The Leveraged Freedom Chair was developed for wheelchair users who need to use chairs in difficult terrain, an instance of design adapting to meet human need, the theme of the Museum of Design Atlanta’s exhibition “Beautiful Users.” CONTRIBUTED BY COOPER HEWITT, SMITHSONIAN DESIGN MUSEUM

Art review: User-centric design focus of inspiring MODA show

Design is often thought of as a means for creating products that people will want to buy.

But the Museum of Design Atlanta show “Beautiful Users” surveys a different approach to design: how it can look squarely at the potential users of a product and factor them into that product’s creation.

Take, for instance, the case of designer and MIT professor Amos Winter’s Leveraged Freedom Chair, featured in “Beautiful Users.” Wheelchairs are meant to give access to people whose disability impedes it. But most wheelchairs assume they will be used to navigate paved city streets and spaces with some degree of built-in accessibility.

But in reality, there are disabled people who live in rural places in the developing world, who have to navigate unpaved, uneven roads and difficult terrain. The Leveraged Freedom Chair, made of cheap and widely available bicycle parts, takes that difficult topography into account and with its locomotion provided by two hand-levers that power the chair, boasts a design that is also inexpensive to operate.

An early advocate of the user-centric approach to design featured at MODA is midcentury designer Henry Dreyfuss, a man who put the human factor at the center of his design practice. Considered the father of industrial design, through direct observation Dreyfuss came up with innovations like the lightweight, pretty 1959 “Princess” phone, which allowed users to rest a phone on their torso as they talked, a design innovation his team picked up while observing teenagers whiling away the hours in their bedrooms with a phone perched on their chest.

Not only considering the needs of the user, “Beautiful Users,” which originated at Cooper Hewitt, Smithsonian Design Museum in New York, also looks at how users have “hacked” existing products. It’s one of the most entertaining, and also inspiring, segments of the show because their inventions show the ingenuity of ordinary people in adapting design to fit their needs.

There is an entire design subgenre, for instance, of consumers who take existing Ikea products and parts and create new designs from them. In an example featured in “Beautiful Users,” a simple Ikea stool is transformed into a hip, high-end looking shelf-coat rack combo, the Frosta Z Coat Rack by Andreas Bhend. The sheer ingenuity of ordinary people’s imaginations and the use of design to both experiment and solve problems are also evident in the use of 3-D printing technology, which democratizes design, allowing creators to share a workable solution to a problem that anyone with access to a 3-D printer can execute.

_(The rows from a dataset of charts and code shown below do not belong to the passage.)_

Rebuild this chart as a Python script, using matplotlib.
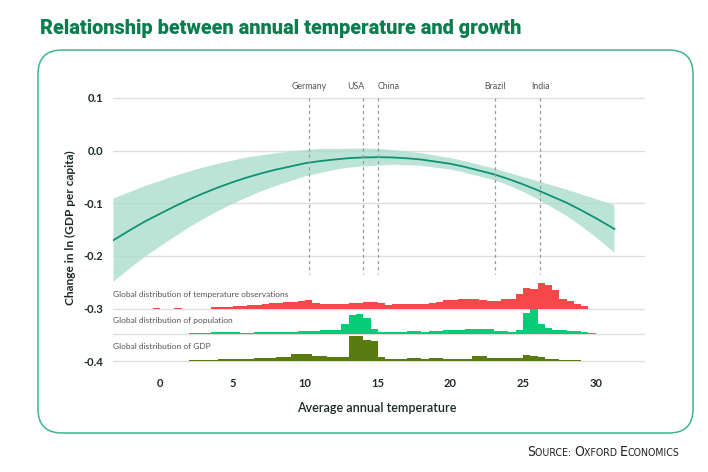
import numpy as np
import matplotlib
matplotlib.use('Agg')
import matplotlib.pyplot as plt
from matplotlib.patches import FancyBboxPatch
import matplotlib.transforms as mtransforms

plt.rcParams['font.family'] = ['Lato', 'DejaVu Sans']
plt.rcParams['axes.unicode_minus'] = False

# --- data ----------------------------------------------------------------
# fitted response curve: temperature (°C) -> change in ln(GDP per capita)
curve_temp = [-3.2, -2, -1, 0, 1, 2, 3, 4, 5, 6, 7, 8, 9, 10, 11, 12, 13, 14, 15,
              16, 17, 18, 19, 20, 21, 22, 23, 24, 25, 26, 27, 28, 29, 30, 31, 31.3]
curve_mid = [-0.170, -0.150, -0.134, -0.120, -0.106, -0.093, -0.081, -0.070, -0.060,
             -0.051, -0.043, -0.036, -0.030, -0.024, -0.020, -0.017, -0.0144, -0.013,
             -0.0125, -0.013, -0.0146, -0.017, -0.021, -0.025, -0.031, -0.038, -0.045,
             -0.054, -0.064, -0.075, -0.087, -0.099, -0.113, -0.128, -0.144, -0.149]
# half width of the confidence band
curve_half = [0.079, 0.072, 0.067, 0.062, 0.058, 0.053, 0.049, 0.045, 0.041, 0.038,
              0.034, 0.031, 0.028, 0.025, 0.023, 0.020, 0.018, 0.017, 0.016, 0.014,
              0.013, 0.012, 0.0115, 0.011, 0.011, 0.011, 0.011, 0.012, 0.014, 0.017,
              0.021, 0.025, 0.030, 0.036, 0.043, 0.045]

countries = ['Germany', 'USA', 'China', 'Brazil', 'India']
country_temp = [10.25, 13.95, 15.05, 23.05, 26.2]
country_align = ['center', 'right', 'left', 'center', 'center']

# distributions on 0.5 °C bins from -1 to 30 (relative shares)
bin_edges = np.arange(-1.0, 30.01, 0.5)
temp_obs_share = [0, 0.8, 0, 0, 0.8, 0, 0, 0, 0, 1.3, 1.5, 2.0, 2.5, 3.0, 3.5, 4.0,
                  5.0, 5.5, 6.0, 6.5, 7.0, 8.0, 8.3, 6.0, 5.0, 5.0, 5.0, 5.0, 6.0, 6.0,
                  6.7, 6.7, 5.3, 3.3, 4.7, 4.7, 5.0, 5.0, 4.7, 5.5, 6.7, 8.7, 9.0, 9.3,
                  9.3, 10.0, 8.7, 8.0, 7.3, 9.7, 10.0, 15.0, 21.0, 20.0, 26.0, 24.0,
                  18.3, 10.0, 7.3, 5.0, 2.7, 0]
population_share = [0, 0, 0, 0, 0, 0, 1.0, 1.3, 1.3, 2.3, 2.3, 2.3, 2.3, 1.3, 1.3,
                    1.7, 1.7, 1.7, 2.3, 2.3, 2.3, 2.7, 2.7, 2.7, 4.0, 4.0, 4.0, 10.0,
                    19.0, 19.5, 16.0, 5.0, 1.7, 1.7, 2.0, 2.3, 3.0, 3.3, 2.3, 3.3, 3.3,
                    3.5, 4.0, 4.0, 4.5, 4.7, 5.0, 4.5, 3.3, 3.3, 2.3, 4.0, 20.7, 25.0,
                    10.0, 6.0, 4.0, 4.0, 2.7, 2.7, 1.7, 1.0]
gdp_share = [0, 0, 0, 0, 0, 0, 1.0, 1.3, 1.3, 1.7, 2.0, 2.7, 2.7, 2.0, 2.0, 3.3, 3.3,
             3.3, 4.7, 4.7, 7.0, 7.0, 7.0, 5.3, 5.3, 4.7, 4.7, 4.0, 25.7, 25.0, 21.0,
             20.0, 4.3, 2.7, 2.0, 2.0, 3.7, 3.7, 2.0, 3.3, 3.3, 2.3, 2.7, 2.7, 2.7,
             5.0, 5.0, 3.0, 3.0, 3.7, 3.7, 3.7, 6.0, 5.7, 4.0, 2.7, 2.7, 1.3, 1.3,
             1.3, 0, 0]

dist_labels = ['Global distribution of temperature observations',
               'Global distribution of population',
               'Global distribution of GDP']
dist_base = [-0.300, -0.348, -0.400]
dist_colors = ['#f7474a', '#06cc78', '#5a7b10']
share_to_y = 0.0019  # vertical scale of the distribution strips

# --- figure ------------------------------------------------------------------
W, H = 708, 472
fig = plt.figure(figsize=(W / 100, H / 100), dpi=100)
fig.patch.set_facecolor('white')

# rounded frame
frame = FancyBboxPatch((38, H - 433), 655, 383, boxstyle='round,pad=0,rounding_size=24',
                       transform=mtransforms.IdentityTransform(), facecolor='none',
                       edgecolor='#3db592', linewidth=1.1, zorder=0)
fig.patches.append(frame)

fig.text(40 / W, 1 - 28 / H, 'Relationship between annual temperature and growth',
         fontsize=14.3, fontweight='black', color='#0b7d4c', va='center', ha='left',
         family=['Roboto', 'DejaVu Sans'])

ax = fig.add_axes([113 / W, 1 - 368 / H, (645 - 113) / W, (368 - 80) / H])
ax.set_xlim(-3.23, 33.4)
ax.set_ylim(-0.4127, 0.134)
for s in ax.spines.values():
    s.set_visible(False)

for yv in [0.1, 0.0, -0.1, -0.2] + dist_base:
    ax.axhline(yv, color='#dedede', lw=1.0, zorder=1)

mid = np.array(curve_mid)
half = np.array(curve_half)
ax.fill_between(curve_temp, mid - half, mid + half, facecolor='#a6dbc9', alpha=0.75,
                lw=0, zorder=2)
ax.plot(curve_temp, mid, color='#0f9272', lw=1.3, zorder=3)

for name, t, al in zip(countries, country_temp, country_align):
    ax.plot([t, t], [0.1, -0.234], color='#9a9a9a', lw=0.9, ls=(0, (2.5, 2.5)), zorder=4)
    nudge = {'center': 0.0, 'right': 0.1, 'left': -0.05}[al]
    ax.text(t + nudge, 0.122, name, ha=al, va='center', fontsize=6.3, color='#555555')

shares = [temp_obs_share, population_share, gdp_share]
label_y = [-0.274, -0.323, -0.372]
for lab, base, col, sh, ly in zip(dist_labels, dist_base, dist_colors, shares, label_y):
    vals = base + np.array(sh) * share_to_y
    ax.stairs(vals, bin_edges, baseline=base, fill=True, color=col, lw=0, zorder=3)
    ax.text(-3.2, ly, lab, ha='left', va='center', fontsize=6.0, color='#555555')

ax.set_xticks([0, 5, 10, 15, 20, 25, 30])
ax.set_yticks([0.1, 0.0, -0.1, -0.2, -0.3, -0.4])
ax.set_yticklabels(['0.1', '0.0', '-0.1', '-0.2', '-0.3', '-0.4'])
ax.tick_params(length=0, labelsize=8, labelcolor='#1c2b27', pad=7)
for lbl in ax.get_xticklabels() + ax.get_yticklabels():
    lbl.set_fontweight('bold')

fig.text(377 / W, 1 - 408 / H, 'Average annual temperature', ha='center', va='center',
         fontsize=9, color='#1c2b27', fontweight='semibold')
fig.text(70 / W, 1 - 228 / H, 'Change in ln (GDP per capita)', ha='center', va='center',
         rotation=90, fontsize=8.6, color='#1c2b27', fontweight='bold')

# "Source: Oxford Economics" in small caps
pieces = [('S', 10), ('OURCE: ', 7.6), ('O', 10), ('XFORD ', 7.6), ('E', 10), ('CONOMICS', 7.6)]
renderer = fig.canvas.get_renderer()
x = 527
for txt, size in pieces:
    t = fig.text(x / W, 1 - 456 / H, txt, fontsize=size, color='#222222', va='baseline',
                 ha='left', family=['DejaVu Sans'], fontstretch='condensed')
    x += t.get_window_extent(renderer).width

fig.savefig('out.png', dpi=100, facecolor='white')
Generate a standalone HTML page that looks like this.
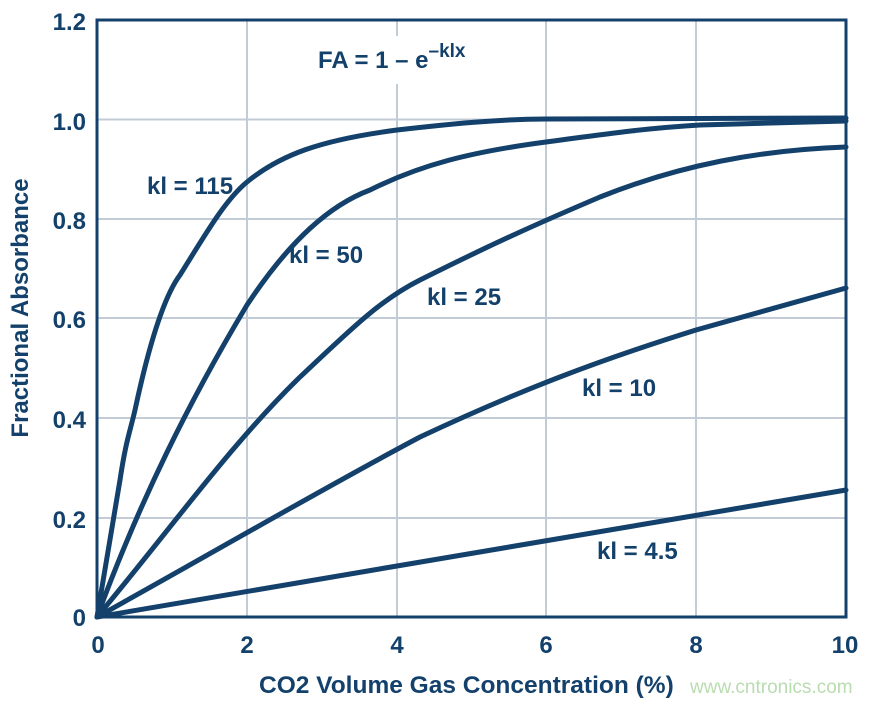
<!DOCTYPE html>
<html><head><style>
body{margin:0;background:#fff;}
svg text{font-family:"Liberation Sans",sans-serif;font-weight:bold;fill:#13416b;}
</style></head><body>
<svg width="878" height="700" viewBox="0 0 878 700" xmlns="http://www.w3.org/2000/svg">
<g stroke="#c2ccd6" stroke-width="2">
<line x1="247" y1="20" x2="247" y2="617"/><line x1="397" y1="20" x2="397" y2="617"/>
<line x1="546" y1="20" x2="546" y2="617"/><line x1="696" y1="20" x2="696" y2="617"/>
<line x1="97" y1="119.5" x2="846" y2="119.5"/><line x1="97" y1="219" x2="846" y2="219"/>
<line x1="97" y1="318" x2="846" y2="318"/><line x1="97" y1="418" x2="846" y2="418"/>
<line x1="97" y1="518" x2="846" y2="518"/>
</g>
<rect x="302" y="36" width="185" height="48" fill="#fff"/>
<rect x="97" y="20" width="749" height="597" fill="none" stroke="#13416b" stroke-width="3"/>
<g fill="none" stroke="#13416b" stroke-width="5" stroke-linejoin="round" stroke-linecap="round">
<path d="M97,617 L120,480 C126,440 130,432 135,410 C150,340 165,295 180,275 C205,235 225,200 247,182 C280,155 320,140 397,130 C450,124 500,119 546,119 L846,118"/>
<path d="M97,617 C140,500 190,400 247,305 C290,240 330,205 370,190 C420,165 470,152 546,142 C620,132 650,128 700,125 L846,121"/>
<path d="M97,617 C170,530 230,445 300,377 C350,330 380,300 420,280 C500,240 546,220 600,197 C680,165 760,150 846,147"/>
<path d="M97,617 C200,560 320,490 420,437 C520,390 600,360 696,330 L846,288"/>
<path d="M97,617 L397,566 L846,490"/>
</g>
<g font-size="24" text-anchor="end">
<text x="86" y="30">1.2</text><text x="86" y="130">1.0</text><text x="86" y="229">0.8</text>
<text x="86" y="328">0.6</text><text x="86" y="428">0.4</text><text x="86" y="528">0.2</text>
<text x="86" y="626">0</text>
</g>
<g font-size="24" text-anchor="middle">
<text x="98" y="653">0</text><text x="247" y="653">2</text><text x="397" y="653">4</text>
<text x="546" y="653">6</text><text x="696" y="653">8</text><text x="845" y="653">10</text>
</g>
<text x="259" y="693" font-size="24.5">CO2 Volume Gas Concentration (%)</text>
<text x="690" y="693" font-size="19" style="font-weight:normal;fill:#b9dcb0">www.cntronics.com</text>
<text transform="translate(28,308) rotate(-90)" text-anchor="middle" font-size="24">Fractional Absorbance</text>
<text x="318" y="68" font-size="24">FA = 1 – e<tspan font-size="19" dy="-11">–klx</tspan></text>
<g font-size="24">
<text x="147" y="194">kl = 115</text><text x="289" y="263">kl = 50</text>
<text x="427" y="305">kl = 25</text><text x="582" y="396">kl = 10</text>
<text x="597" y="559">kl = 4.5</text>
</g>
</svg>
</body></html>
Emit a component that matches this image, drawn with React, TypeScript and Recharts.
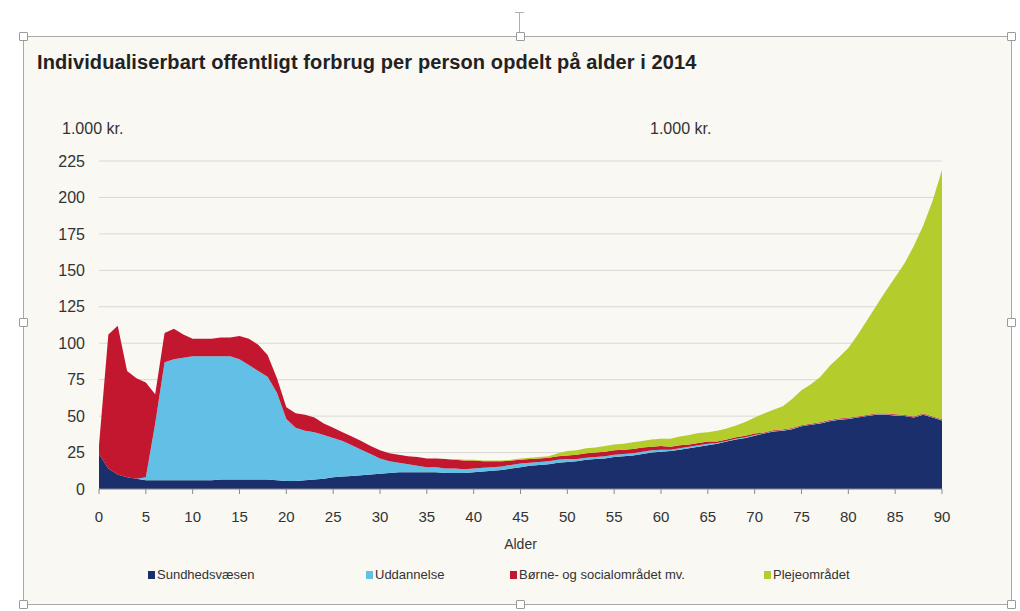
import React from 'react';
import { AreaChart, Area, XAxis, YAxis, CartesianGrid } from 'recharts';

const ages = [
  0, 1, 2, 3, 4, 5, 6, 7, 8, 9, 10, 11, 12, 13, 14, 15, 16, 17, 18, 19,
  20, 21, 22, 23, 24, 25, 26, 27, 28, 29, 30, 31, 32, 33, 34, 35, 36, 37, 38, 39,
  40, 41, 42, 43, 44, 45, 46, 47, 48, 49, 50, 51, 52, 53, 54, 55, 56, 57, 58, 59,
  60, 61, 62, 63, 64, 65, 66, 67, 68, 69, 70, 71, 72, 73, 74, 75, 76, 77, 78, 79,
  80, 81, 82, 83, 84, 85, 86, 87, 88, 89, 90,
];

// Sundhedsvæsen
const sundhed = [
  24, 14, 10, 8, 7, 6, 6, 6, 6, 6,
  6, 6, 6, 6.5, 6.5, 6.5, 6.5, 6.5, 6.5, 6,
  5.5, 5.5, 6, 6.5, 7, 8, 8.5, 9, 9.5, 10,
  10.5, 11, 11.5, 11.5, 11.5, 11.5, 11.5, 11, 11, 11,
  11.5, 12, 12.5, 13, 14, 15, 16, 16.5, 17, 18,
  18.5, 19, 20, 20.5, 21, 22, 22.5, 23, 24, 25,
  25.5, 26, 27, 28, 29, 30, 31, 32.5, 34, 35,
  36.5, 38, 39.5, 40, 41, 43, 44, 45, 46.5, 47.5,
  48, 49, 50, 51, 51, 50.5, 50, 49, 51, 49, 47,
];

// Uddannelse
const uddannelse = [
  0, 0, 0, 0, 0, 2, 39, 81, 83, 84,
  85, 85, 85, 84.5, 84.5, 82.5, 78.5, 74.5, 70.5, 60,
  42.5, 36.5, 34, 32.5, 30, 27, 24.5, 21, 17.5, 14,
  10.5, 8, 6.5, 5.5, 4.5, 3.5, 3.5, 3, 3, 2.5,
  2.5, 2.5, 2.5, 2.5, 2.5, 2.5, 2, 2, 2, 2,
  2, 1.5, 1.5, 1.5, 1.5, 1.5, 1.5, 1.5, 1.5, 1.5,
  1.5, 1, 1, 1, 1, 1, 0.5, 0.5, 0.5, 0.5,
  0.5, 0.3, 0.3, 0.3, 0.3, 0.3, 0.3, 0.3, 0.3, 0.3,
  0.3, 0.3, 0.3, 0.3, 0.3, 0.3, 0.3, 0.3, 0.3, 0.3, 0.3,
];

// Børne- og socialområdet mv.
const boerne = [
  6, 92, 102, 73, 69, 65, 20, 20, 21, 16,
  12, 12, 12, 13, 13, 16, 18, 18, 15, 10,
  8, 10, 11, 10, 8, 7, 6, 6, 6, 5.5,
  5.5, 5.5, 5.5, 5.5, 6, 6, 6, 6.5, 6, 6,
  5.5, 4.5, 4, 3.5, 3, 2.5, 2.5, 2.5, 2.5, 2.5,
  2.5, 3, 3, 3, 3, 3, 3, 3, 3, 2.5,
  2.5, 2, 2, 1.5, 1.5, 1.5, 1, 1, 1, 1,
  1, 0.5, 0.5, 0.5, 0.5, 0.5, 0.5, 0.5, 0.5, 0.5,
  0.5, 0.5, 0.5, 0.5, 0.5, 0.5, 0.5, 0.5, 0.5, 0.5, 0.5,
];

// Plejeområdet
const pleje = [
  0, 0, 0, 0, 0, 0, 0, 0, 0, 0,
  0, 0, 0, 0, 0, 0, 0, 0, 0, 0,
  0, 0, 0, 0, 0, 0, 0, 0, 0, 0,
  0, 0, 0, 0, 0, 0, 0, 0, 0.5, 0.5,
  0.5, 0.5, 0.5, 0.5, 0.5, 1, 1, 1, 1, 2,
  3, 3, 3.5, 3.5, 4, 4, 4, 4.5, 4.5, 5,
  5, 5.5, 6, 6.5, 7, 6.5, 7.5, 7.5, 8, 9.5,
  11, 13, 14, 16, 20, 24, 27, 31, 37, 42,
  48, 56, 65, 74, 84, 94, 104, 117, 129, 148, 171,
];

const xTicks = [0, 5, 10, 15, 20, 25, 30, 35, 40, 45, 50, 55, 60, 65, 70, 75, 80, 85, 90];
const yTicks = [0, 25, 50, 75, 100, 125, 150, 175, 200, 225];

const series = [
  { key: 'sundhed', name: 'Sundhedsvæsen', color: '#1b2f6c' },
  { key: 'uddannelse', name: 'Uddannelse', color: '#62c0e6' },
  { key: 'boerne', name: 'Børne- og socialområdet mv.', color: '#c3162f' },
  { key: 'pleje', name: 'Plejeområdet', color: '#b4cc2c' },
];

const legendX = [148, 366, 510, 764];

const data = ages.map((age, i) => ({
  age,
  sundhed: sundhed[i],
  uddannelse: uddannelse[i],
  boerne: boerne[i],
  pleje: pleje[i],
}));

const font = '"Liberation Sans", Arial, sans-serif';
const tickStyle = { fontSize: 16, fill: '#333', fontFamily: font };

function Handle({ x, y }: { x: number; y: number }) {
  return (
    <div
      style={{
        position: 'absolute',
        left: x - 4,
        top: y - 4,
        width: 7,
        height: 7,
        border: '1px solid #9a9a9a',
        background: '#fff',
        borderRadius: 1,
      }}
    />
  );
}

export default function App() {
  return (
    <div style={{ position: 'fixed', left: 0, top: 0, width: 1020, height: 611, background: '#fff', overflow: 'hidden', fontFamily: font }}>
      {/* selection frame */}
      <div
        style={{
          position: 'absolute',
          left: 23,
          top: 36,
          width: 987,
          height: 567,
          border: '1px solid #a8a8a8',
          background: '#f9f8f3',
        }}
      />
      <div style={{ position: 'absolute', left: 519, top: 12, width: 1, height: 24, background: '#b0b0b0' }} />
      <div style={{ position: 'absolute', left: 515, top: 12, width: 9, height: 1, background: '#b0b0b0' }} />
      {[[23, 36], [520, 36], [1011, 36], [23, 322], [1011, 322], [23, 604], [520, 604], [1011, 604]].map(([x, y]) => (
        <Handle key={`${x}-${y}`} x={x} y={y} />
      ))}

      <div style={{ position: 'absolute', left: 37, top: 51, fontSize: 20, fontWeight: 'bold', color: '#222', whiteSpace: 'nowrap', letterSpacing: 0.1 }}>
        Individualiserbart offentligt forbrug per person opdelt på alder i 2014
      </div>
      <div style={{ position: 'absolute', left: 62, top: 120, fontSize: 16, color: '#333' }}>1.000 kr.</div>
      <div style={{ position: 'absolute', left: 650, top: 120, fontSize: 16, color: '#333' }}>1.000 kr.</div>

      <div style={{ position: 'absolute', left: 0, top: 0 }}>
        <AreaChart width={1020} height={611} data={data} margin={{ top: 161, right: 20, bottom: 92, left: 40 }}>
          <CartesianGrid vertical={false} stroke="#d8d8d6" yAxisId="left" />
          <XAxis
            dataKey="age"
            type="number"
            domain={[0, 90]}
            ticks={xTicks}
            height={30}
            stroke="#8a8a8a"
            tickSize={5}
            tickMargin={17}
            tick={{ ...tickStyle, fontSize: 15 }}
            label={{ value: 'Alder', position: 'bottom', offset: 20, style: { fontSize: 14, fill: '#333', fontFamily: font } }}
          />
          <YAxis
            yAxisId="left"
            domain={[0, 225]}
            ticks={yTicks}
            width={59}
            axisLine={false}
            tickLine={false}
            tickSize={0}
            tickMargin={14}
            tick={tickStyle}
          />
          <YAxis
            yAxisId="right"
            orientation="right"
            domain={[0, 225]}
            ticks={yTicks}
            width={58}
            axisLine={false}
            tickLine={false}
            tickSize={0}
            tickMargin={15}
            tick={{ ...tickStyle, textAnchor: 'start' }}
          />
          {series.map((s) => (
            <Area
              key={s.key}
              yAxisId="left"
              type="linear"
              dataKey={s.key}
              name={s.name}
              stackId="1"
              fill={s.color}
              fillOpacity={1}
              stroke="none"
              isAnimationActive={false}
            />
          ))}
        </AreaChart>
      </div>

      {series.map((s, i) => (
        <div
          key={s.key}
          style={{ position: 'absolute', left: legendX[i], top: 567, display: 'flex', alignItems: 'center', fontSize: 13, color: '#333', whiteSpace: 'nowrap' }}
        >
          <span style={{ display: 'inline-block', width: 7, height: 8, background: s.color, marginRight: 2 }} />
          {s.name}
        </div>
      ))}
    </div>
  );
}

That same vanguard, ingenuous approach to design crops up in a concurrent exhibition, curated by Georgia Institute of Technology’s Clint Zeagler. “On You: Wearing Technology” often shares a similarly inventive, quirky approach to design, in part by showing how a group of wearable design enthusiast “makers” like Tech’s Thad Starner (also a co-curator of the show) and Vassar College’s Greg Priest-Dorman created idiosyncratic, personal hacks that would eventually grow into real-world applications of wearable technology.

Here the beautiful users are often the guinea pig professors including Starner road-testing devices like wearable computer glasses that over time have morphed into Google Glass.

There is something deliciously inspirational, maybe a little silly, too, in these inventions created to fit personal, but also professional needs. Like looking at a stone wheel and an automobile in the same room, these devices also show the rapid progress of technology since the 1990s and how quickly design ideas jump from the avant-garde to the ubiquitous.